1. To qualify as a gift for purposes of the Income Tax Act, there must be a voluntary transfer of property to a donee with a clearly ascertainable value, any advantage received or obtained by the donor in respect of the transfer must be clearly identified and its value ascertainable and there must be a clear intent to enrich the donee.

2. In the case of expenses incurred by volunteers on behalf of registered charities, the facts of each case will determine whether they qualify as a gift.

3. To determine whether there is a gift, certain factors are taken into consideration, including:

  • whether the expenses are incurred voluntarily or whether the volunteer was compelled to assume them

For example, prior to agreeing to work on behalf of a charity, the individual voluntarily agrees to incur the hardships and costs associated with the work. The payment of the expenses would not constitute a gift if the volunteer is somehow compelled to assume them.

  • whether the consideration accruing to the volunteer negates donative intent (that is, intention to give)

For example, where a volunteer agrees to assume travel costs to work abroad for the charity, and then takes the opportunity to take a three-week vacation at the end or beginning of the work term. This may be acceptable where the volunteer has worked abroad for several months. However, if the volunteer only works a few days and receives a substantial rebate on travel costs as a result of travel arrangements made through the charity, it is likely that the amount of the advantage that accrues back to the volunteer would negate donative intent.

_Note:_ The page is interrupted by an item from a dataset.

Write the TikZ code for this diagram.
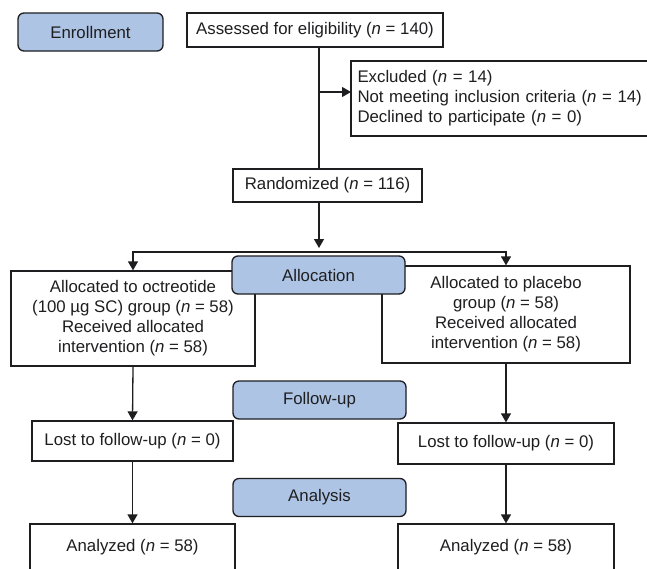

  • whether the amenities that are being provided to the volunteer that works for the charity are reasonable, are provided in the context of the work with the charity, and are priced at market rates or lower

For example, where a missionary, who agrees to travel abroad on behalf of the charity, agrees to make a gift to the charity to cover his/her airfare and accommodations. The travel arrangements include a return ticket at the economy rate and accommodations at a bed and breakfast for two weeks. Since the amenities provided to the volunteer are reasonable and the purpose of the travel relates to the charity's work, the amount donated to the charity to cover the travel expenses can be considered as a gift to the charity and therefore, receiptable.